Crisis Communications Basics

Coronavirus panic

Here’s a reminder of crisis communications basics for those many organizations and individuals not supported by professionals in the field. Covid-19 is certainly creating a firestorm of fear and even panic in places requiring skillful communications between organizations and those they serve, protect, employee, and must respond to.

The following are a few basics that I learned from my past 30 years work as a Director in the Operations Strategy Branch of the RCMP, as a national change and crisis management consultant, and teaching the topic.

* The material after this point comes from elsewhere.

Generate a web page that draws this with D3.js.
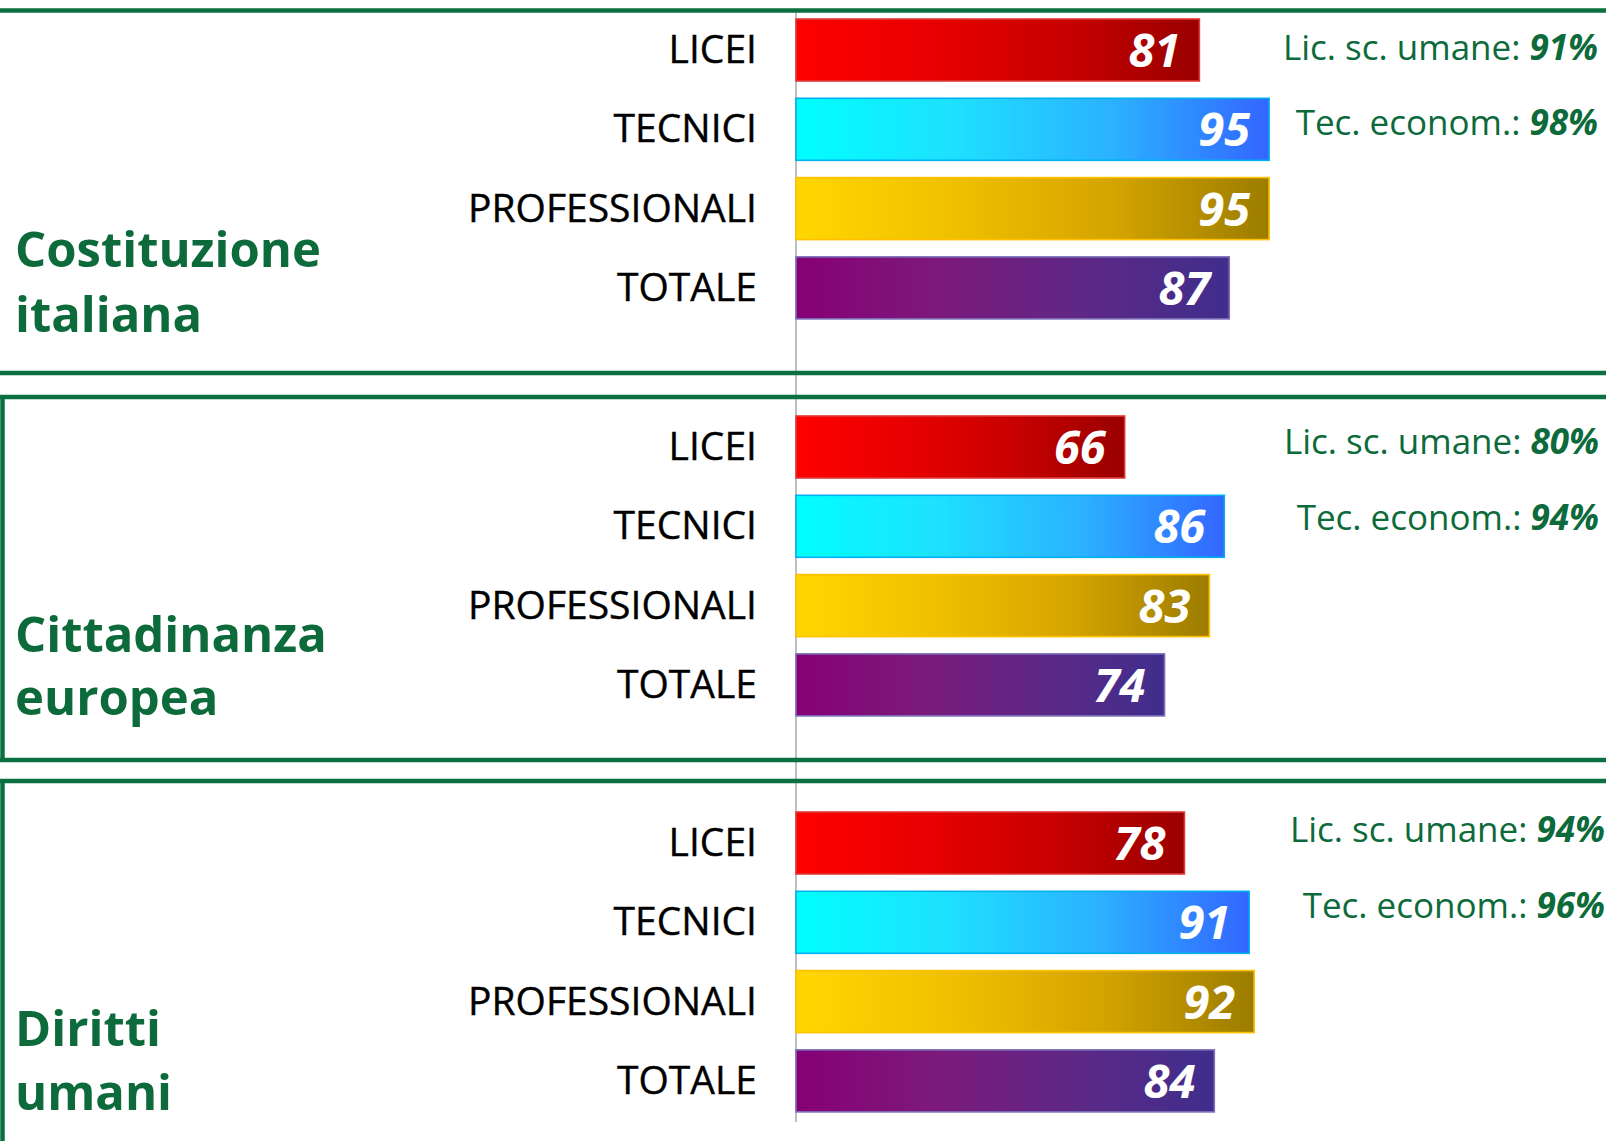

  1.  A crisis is a fast-moving event. It often has incomplete information and false and rapidly-changing information.
  2. What worked before or even last week may not work again. Nothing is ever exactly the same due to the chaotic intervention of dozens of changing variables.
  3. Know who are trusted sources. These are generally medical health professionals and scientists speaking directly to you through various communication channels. Not your aunt Sally, the latest blog, or your neighbor who you may trust on other levels of existence.
  4. Be prepared for rising levels of fear. I define fear as a sense of powelessness and the unknown. As events rapidly change due to the shifting sands of reality there will be accusations of inconsistency in messages or even outright lying. Us humans crave certainly and consistency and predictability. A crisis by definition brings the opposite. Explaining to others what emotions and reactions are expected during a crisis may help people understand that what they are feeling is a natural recurrent pattern. That what they know today are the facts. But those facts will change and when they do the will be quickly communicated and explained.
  5. Crises with swirling waters of change bring all manner of speculation to fill our void of unknown. Because we need certainty we readily accept crazy theories that sound logical and rumors with no standing in fact but feel comfortable to our need for power and knowledge. Such devils of anxiety and fear need to be immediately corrected.
  6. During a crisis even the most uninformed layperson will have “logical” answers. “Why don’t we just (fill in the blank).” Fear spurs us to find solutions. Even when they make no sense.
  7. Remember that facts, statistics, and logic do not do well in overriding raw fear. Our brain’s amygdala is designed to short-circuit all other passageways to protect us from death and injury by immediately triggering us to fight, flight, or freeze bypassing our thoughtful neocortex. This means that technical and accurate communication about disease, death, and scary viruses must be presented in simple and personally-relevant language. And repeated often, calmly, and credibly.
  8. Know your target audiences. Many can be affected by a crisis. Every one of those audiences is hungry for the facts but likely wants slightly or greatly different facts. There is no such thing as a “general population” needing just one over-arching message. Think about specific suppliers, customers, clients, students, different professions, gender, age, education levels, ethnicity, cultures, and languages. Each may required a tailored message for their needs. But at the same time you must have overall consistency in your general theme. Washing hands is washing hands but greetings and social interactions vary among cultures.
  9. As you deal with a crisis expect at some point finger-pointing and accusations of blame. An action and response that happened today is not the same as tomorrow brings. Events are moving faster than our ability to perfectly understand and respond. Again our human tendency is to find a villian, any villian, in a crisis. This helps us make sense of things. Also assigning blame to others in a crisis can sometimes insulate own own inadequacy or wrongdoing.
  10. And finally, remember the old adage that “perfection is the enemy of good.” In a crisis it is unlikely we will see “perfect” solutions and action. In many cases we will have to settle for “good enough.” As we say in crisis management, sometimes “a tie is a win.”

 

One thought on “Crisis Communications Basics

  1. Tl;dr – The stupid virus may be unstoppable because the novelty or the sense of fear can wear off in the long run. Is it possible to implement long term changes on such large scale without the fear?

    One of the more probable ways that this pandemic can end is the virus running its course through the masses until “herd immunity” is developed. This was the opinion of a doctor in India who also fears that the outbreak is impossible to contain.

    What stuck with me from that conversation was the idea of the novelty wearing off. In time, people might get tired with the extremely impractical measures such as lockdown of the entire country. They might even lose the sense of fear, because of implementation of long term measures to protect against the virus. These long term measures or changes in daily life and work will, in turn, lose their effectiveness because is is difficult to go the extra mile without the fear or urgency.

    From a change management perspective, can such utter failure be avoided on a global scale?